Провожать космонавтов в полет на предстоящих пусках не требовалось, и Гагарин решил принять участие в работе Центра управления с первого дня тренировок. Виновато улыбаясь, он признался, что в вопросах управления полетом «Союзов», особенно на участках сближения и стыковки, чувствует себя профаном. Мы его хорошо понимали: заместителю начальника ЦПК, члену ГОГУ нельзя быть пассивным зрителем. Пассивное наблюдение было не по душе такой активной натуре. Тренировки, отработка документации, разговоры с полигоном, выяснение новых замечаний и соответственно разработка рекомендаций отнимали у нас по 10 — 12 часов в день. Для восстановления работоспособности после ожесточенных споров и разбора различных ситуаций практиковались прогулки к морю. Это называлось «операция продувки мозгов морским воздухом».

Одну из таких «продувок» я совершил вместе с Гагариным. После гибели Комарова он два месяца работал в аварийной комиссии и все еще не мог смириться со случившимся.

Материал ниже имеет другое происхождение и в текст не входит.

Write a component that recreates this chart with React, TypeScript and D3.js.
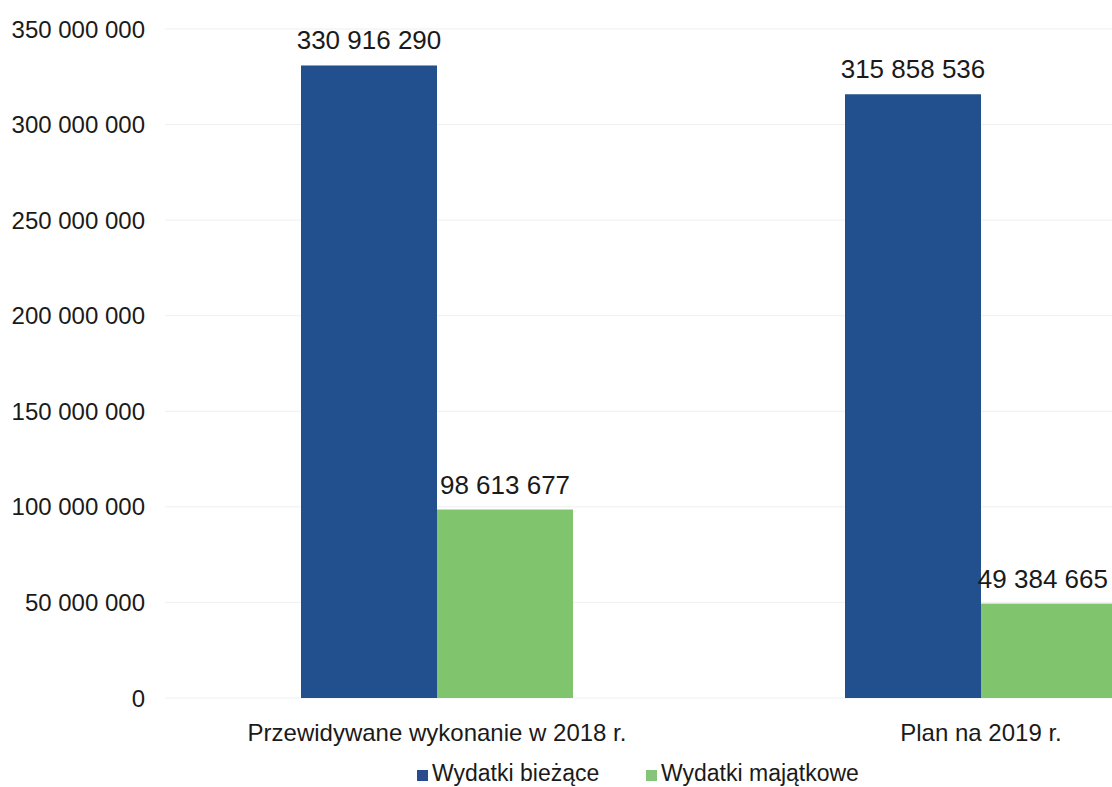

Гагарина, так же как и меня, и других наших товарищей мучили те же вопросы, на которые тогда не было ответов. Почему мы все: его начальники и главный конструктор, министр и ВПК, в том числе и он, Гагарин, — решились на пилотируемый пуск, имея до этого подряд три аварийных беспилотных?

Вот теперь мы поступаем разумно — готовим к полету сразу два беспилотных корабля, в которых учтены ошибки предыдущих. Даже если не сможем состыковаться, то, по крайней мере, хоть на одном из кораблей проверим управляемый спуск и на обоих — доработанную парашютную систему.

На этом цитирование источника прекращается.